Owning Mahowny is based loosely on Stung, Gary Ross' nonfiction account of the embezzlement of some $10 million by one Brian Molony from a Toronto bank. In this version, set in the early 1980s, Dan Mahowny, an unusually young vice president, becomes indebted to local racetrack bookies and begins siphoning off money to play in Atlantic City and Las Vegas. The deception goes unnoticed, for a while. Mahowny's long-suffering girlfriend (and enabler) Belinda, played by Minnie Driver, is the only one who suspects his problem. As Mahowny's desperation increases, he begins even more desperate schemes for drawing out money.
In interviews, director Richard Kwietniowski has attempted to link Mahowny's ruinous gambling with the risky, mad conduct of investment bankers during the Reagan years. Visually, this comparison doesn't wash. The bank we see here is a stodgy, conservative place, as still and quiet as a library.

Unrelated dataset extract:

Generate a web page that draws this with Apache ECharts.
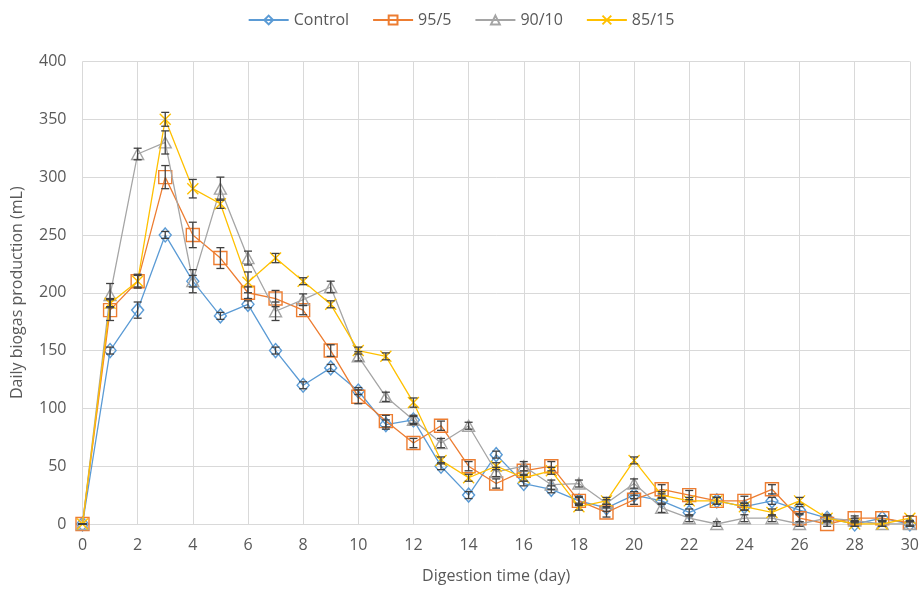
<!DOCTYPE html>
<html>
<head>
<meta charset="utf-8">
<script src="https://cdn.jsdelivr.net/npm/echarts@6/dist/echarts.min.js"></script>
<style>
html,body{margin:0;padding:0;background:#fff;}
#chart{width:922px;height:589px;}
</style>
</head>
<body>
<div id="chart"></div>
<script>
// Digestion days
var days = [0,1,2,3,4,5,6,7,8,9,10,11,12,13,14,15,16,17,18,19,20,21,22,23,24,25,26,27,28,29,30];
var seriesNames = ['Control','95/5','90/10','85/15'];

// Daily biogas production (mL)
var control = [0,150,185,250,210,180,190,150,120,135,115,86,90,50,25,60,35,30,20,14,25,20,10,20,15,20,12,5,0,5,0];
var mix95 = [0,185,210,300,250,230,200,195,185,150,110,89,70,85,50,35,46,50,20,10,21,30,25,20,20,30,5,0,5,5,1];
var mix90 = [0,198,320,330,210,290,230,184,194,205,145,110,90,70,85,45,50,34,35,18,35,14,5,0,5,5,0,5,3,0,0];
var mix85 = [0,191,210,350,290,277,209,230,210,190,150,145,105,55,40,50,40,46,15,20,55,25,20,20,15,10,20,5,0,0,5];

// Error bar half-widths (mL)
var errControl = [0,3,7,3,5,3,3,3,3,3,3,4,3,3,3,3,2,3,3,3,3,3,3,3,3,3,3,2,2,2,2];
var err95 = [0,9,6,10,11,9,5,7,4,5,6,5,4,4,4,4,4,4,4,4,4,4,4,3,4,4,3,2,2,2,2];
var err90 = [0,10,5,10,10,10,6,8,5,5,4,4,4,4,3,4,4,4,3,3,4,4,3,2,3,3,2,3,2,2,2];
var err85 = [0,4,5,6,8,4,9,4,3,3,3,3,4,3,3,3,3,3,3,3,3,3,3,3,3,3,3,3,2,2,2];

var colors = ['#5B9BD5','#ED7D31','#A5A5A5','#FFC000'];
var values = [control, mix95, mix90, mix85];
var errors = [errControl, err95, err90, err85];
var symbols = ['diamond','rect','triangle','path://M0,0L10,10M0,10L10,0'];
var symbolSizes = [[12,14],[13,13],[12,11],[11,11]];

function pairs(vals){ return days.map(function(d,i){ return [d, vals[i]]; }); }
function errData(vals, errs){ return days.map(function(d,i){ return [d, vals[i]-errs[i], vals[i]+errs[i]]; }); }

var textColor = '#595959';
var fontFamily = '"Open Sans", "Noto Sans", sans-serif';

var series = [];
seriesNames.forEach(function(name, k){
  series.push({
    name: name,
    type: 'line',
    data: pairs(values[k]),
    symbol: symbols[k],
    symbolSize: symbolSizes[k],
    showAllSymbol: true,
    z: 2 + k,
    lineStyle: {color: colors[k], width: 1.3},
    itemStyle: {color: 'rgba(255,255,255,0)', borderColor: colors[k], borderWidth: 1.4},
    emphasis: {disabled: true},
    animation: false
  });
});
seriesNames.forEach(function(name, k){
  series.push({
    name: name + ' error',
    type: 'custom',
    data: errData(values[k], errors[k]),
    z: 10,
    silent: true,
    animation: false,
    renderItem: function(params, api){
      var x = api.value(0);
      var lo = api.coord([x, api.value(1)]);
      var hi = api.coord([x, api.value(2)]);
      var cw = 4;
      var st = {stroke: '#404040', lineWidth: 1.3};
      return {type: 'group', children: [
        {type:'line', shape:{x1:lo[0], y1:lo[1], x2:hi[0], y2:hi[1]}, style: st},
        {type:'line', shape:{x1:lo[0]-cw, y1:lo[1], x2:lo[0]+cw, y2:lo[1]}, style: st},
        {type:'line', shape:{x1:hi[0]-cw, y1:hi[1], x2:hi[0]+cw, y2:hi[1]}, style: st}
      ]};
    }
  });
});

var chart = echarts.init(document.getElementById('chart'), null, {renderer: 'canvas'});
chart.setOption({
  animation: false,
  backgroundColor: '#fff',
  textStyle: {fontFamily: fontFamily},
  legend: {
    data: seriesNames,
    top: 7,
    left: 'center',
    itemWidth: 40,
    itemHeight: 11,
    itemGap: 23,
    textStyle: {color: textColor, fontSize: 16, fontFamily: fontFamily}
  },
  grid: {left: 82.5, right: 11.5, top: 61.5, bottom: 65, containLabel: false},
  xAxis: {
    type: 'value',
    min: 0, max: 30, interval: 2,
    name: 'Digestion time (day)',
    nameLocation: 'middle',
    nameGap: 44,
    nameTextStyle: {color: textColor, fontSize: 16, fontFamily: fontFamily},
    axisLine: {show: true, lineStyle: {color: '#d9d9d9', width: 1}},
    axisTick: {show: false},
    axisLabel: {color: textColor, fontSize: 16, margin: 13, fontFamily: fontFamily},
    splitLine: {show: true, lineStyle: {color: '#d9d9d9', width: 1}}
  },
  yAxis: {
    type: 'value',
    min: 0, max: 400, interval: 50,
    name: 'Daily biogas production (mL)',
    nameLocation: 'middle',
    nameGap: 57,
    nameTextStyle: {color: textColor, fontSize: 16, fontFamily: fontFamily},
    axisLine: {show: false},
    axisTick: {show: false},
    axisLabel: {color: textColor, fontSize: 16, margin: 16, fontFamily: fontFamily},
    splitLine: {show: true, lineStyle: {color: '#d9d9d9', width: 1}}
  },
  series: series
});
</script>
</body>
</html>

To make Hoffman's shambling Mahowny seem proactive, there's a character who watches him throughout: an Atlantic City gambling tycoon played by John Hurt (who played a tweedy minor novelist in Kwietniowski's previous film, Love and Death on Long Island). As Victor Hoss, who has a spurious tan and capped teeth, the wizened Hurt is a likely-looking gaming-industry alligator. But somehow Hoss rose to head a casino without seeing a really degenerate gambler before. He gives up some Olympian chortles over Mahowny's cool, nicknames him "Iceman" and exclaims over the man's nerve. Similarly, the local Toronto bookies handle Mahowny leniently when the banker starts stiffing them. (The role's not believable, yet it's satisfying to see Maury Chaykin's easygoing self as one of the bookies.) And the police watching both Mahowny and the bookies talk to each other with the radio-play stiffness of an old Quinn Martin TV police show.
The movie is all Hoffman. He's onscreen almost the whole way. To some, that will be the appeal; to others, a warning. Hoffman, irrepressibly repressed, plays Mahowny as an empty man, overstating the lack of pleasure in a man's life, even in those rare scenes where he wins.